It is important that research into the development of breakdown models of electrical insulation should be encouraged, with the aim of producing more reliable designs of electrical equipment and alleviating the need for extensive laboratory testing. At the present stage in development of breakdown prediction, the two most useful models are the integration method and the column model. Of these two, the integration method is perhaps the best, because it can be used for any electrical insulation, whereas the column model is restricted to positive impulse breakdown in air. This thesis will demonstrate the applicability of the two models and act as a guide to their use. Experimental and analytical work will cover a range of standard and non-standard lightning and switching impulse waveshapes.
The integration method has been mainly used to predict breakdown characteristics of air insulation. Previously, its applicability to other electrical insulation has received little attention. A comprehensive set of experimental volt-time curves for transformer oil has been obtained, and these results have been submitted for evauation by the integration method. Analysis has shown that the integration method yields acceptable agreement between calculated and measured breakdown characteristics for times to breakdown less than approximately 50µs. For longer breakdown times, errors occur, because the U-curve effect of the V50 breakdown strength can not be modelled accurately. Steep-fronted volt-time curves of 11kV class surge diverters have also been subjected to similar analysis by the integration method. It was found that the results of only two standard tests - the front of wave test and the standard 1.2/50µs test - were needed to predict the complete volt-time curve of surge diverters by the integration method with an accuracy of better than 4%.
An improved method of predicting the breakdown voltage and volt-time characteristics of wood-porcelain combinations is described. The model accounts for the different non-standard voltage waveshapes that stress each element of the combination. The natural variability of component impedances and breakdown strengths is also modelled. The integration method is used to evaluate the breakdown, and the time to breakdown, of each element, from which are derived the insulation strength and the volt-time characteristic of the combination. This method can reproduce laboratory results to within 10% for a wide range of wood-porcelain combinations.
By treating the positive leader as the early stage of an arc, certain empirical formulae relating the electric gradient, the leader current, the arc temperature and the time of a per unit volume of arc can be calculated by solving the energy balance equation for an arc. The equations derived by this method compare favourably with formulae assumed by Jones and Hutzler, for the column model. One of the simplifying assumptions used to derive these equations was that Local Thermal Equilibrium (LTE) exists in the leader channel. Recently, Gallimberti has proposed that LTE does not exist in the leader channel. A theory of two electron populations, one in LTE and one in non-equilibrium co-existing in the leader channel, has been offered to link the two opposing theories.

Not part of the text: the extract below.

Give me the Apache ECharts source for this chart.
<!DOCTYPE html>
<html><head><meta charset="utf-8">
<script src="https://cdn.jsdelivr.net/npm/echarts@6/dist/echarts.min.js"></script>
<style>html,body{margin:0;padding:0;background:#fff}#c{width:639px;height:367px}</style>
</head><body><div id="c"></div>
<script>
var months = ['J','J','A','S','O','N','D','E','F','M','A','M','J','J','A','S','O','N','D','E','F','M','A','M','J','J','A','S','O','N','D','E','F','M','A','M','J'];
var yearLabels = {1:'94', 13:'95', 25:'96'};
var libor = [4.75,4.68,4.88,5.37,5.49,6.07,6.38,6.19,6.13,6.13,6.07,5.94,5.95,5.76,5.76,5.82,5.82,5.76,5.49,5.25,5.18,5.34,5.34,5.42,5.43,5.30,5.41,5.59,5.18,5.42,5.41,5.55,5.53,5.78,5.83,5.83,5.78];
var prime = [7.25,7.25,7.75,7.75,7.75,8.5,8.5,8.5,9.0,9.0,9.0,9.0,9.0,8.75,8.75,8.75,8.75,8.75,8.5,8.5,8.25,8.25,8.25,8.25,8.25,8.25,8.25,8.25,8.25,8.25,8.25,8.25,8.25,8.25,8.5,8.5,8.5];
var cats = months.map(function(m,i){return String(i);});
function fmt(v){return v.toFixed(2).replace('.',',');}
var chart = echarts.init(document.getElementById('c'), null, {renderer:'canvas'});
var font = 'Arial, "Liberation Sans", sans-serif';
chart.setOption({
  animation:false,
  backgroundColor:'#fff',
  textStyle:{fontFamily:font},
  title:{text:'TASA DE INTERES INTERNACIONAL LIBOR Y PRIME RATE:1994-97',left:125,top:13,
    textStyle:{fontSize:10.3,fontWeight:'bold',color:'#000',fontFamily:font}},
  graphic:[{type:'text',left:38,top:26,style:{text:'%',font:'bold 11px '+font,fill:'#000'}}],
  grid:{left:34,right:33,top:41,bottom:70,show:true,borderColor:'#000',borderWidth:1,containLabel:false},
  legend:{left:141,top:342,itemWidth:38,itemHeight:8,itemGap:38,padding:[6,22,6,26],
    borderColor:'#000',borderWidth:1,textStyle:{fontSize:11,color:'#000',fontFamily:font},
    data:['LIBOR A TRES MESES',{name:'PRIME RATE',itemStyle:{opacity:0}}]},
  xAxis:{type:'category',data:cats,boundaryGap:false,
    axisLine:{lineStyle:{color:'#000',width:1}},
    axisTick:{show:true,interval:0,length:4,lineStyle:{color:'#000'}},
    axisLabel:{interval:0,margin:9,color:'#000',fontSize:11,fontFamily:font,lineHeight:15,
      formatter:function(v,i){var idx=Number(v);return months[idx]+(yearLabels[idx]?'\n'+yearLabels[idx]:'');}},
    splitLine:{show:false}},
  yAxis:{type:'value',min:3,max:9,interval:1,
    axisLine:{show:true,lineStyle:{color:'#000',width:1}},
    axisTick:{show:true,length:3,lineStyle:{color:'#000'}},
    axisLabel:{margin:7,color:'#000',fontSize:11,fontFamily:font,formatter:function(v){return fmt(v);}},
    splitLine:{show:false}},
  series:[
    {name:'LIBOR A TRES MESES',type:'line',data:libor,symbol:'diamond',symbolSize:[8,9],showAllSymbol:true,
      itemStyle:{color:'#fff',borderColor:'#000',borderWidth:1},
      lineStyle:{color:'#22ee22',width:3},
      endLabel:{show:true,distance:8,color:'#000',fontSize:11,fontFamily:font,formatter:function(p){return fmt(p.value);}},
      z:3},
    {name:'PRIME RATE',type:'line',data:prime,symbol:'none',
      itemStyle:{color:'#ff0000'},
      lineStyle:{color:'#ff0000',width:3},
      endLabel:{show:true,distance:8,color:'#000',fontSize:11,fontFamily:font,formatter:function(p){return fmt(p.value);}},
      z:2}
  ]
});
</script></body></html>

Experiments are described which show that the switching impulse strengths of a rod-plane gap and tower window can be increased by placing a floating insulating barrier at the mid-gap region. Both the minimum and V50 breakdown voltages were increased by about 15% for positive switching surges; for negative switching impulses there was no perceived change. Field strength measurements at the plane were recorded and used to help explain this phenomenon. The increased strength is maintained even though the barrier has been punctured many times, and investigations revealed that the hole size in the plastic barrier was the determining factor.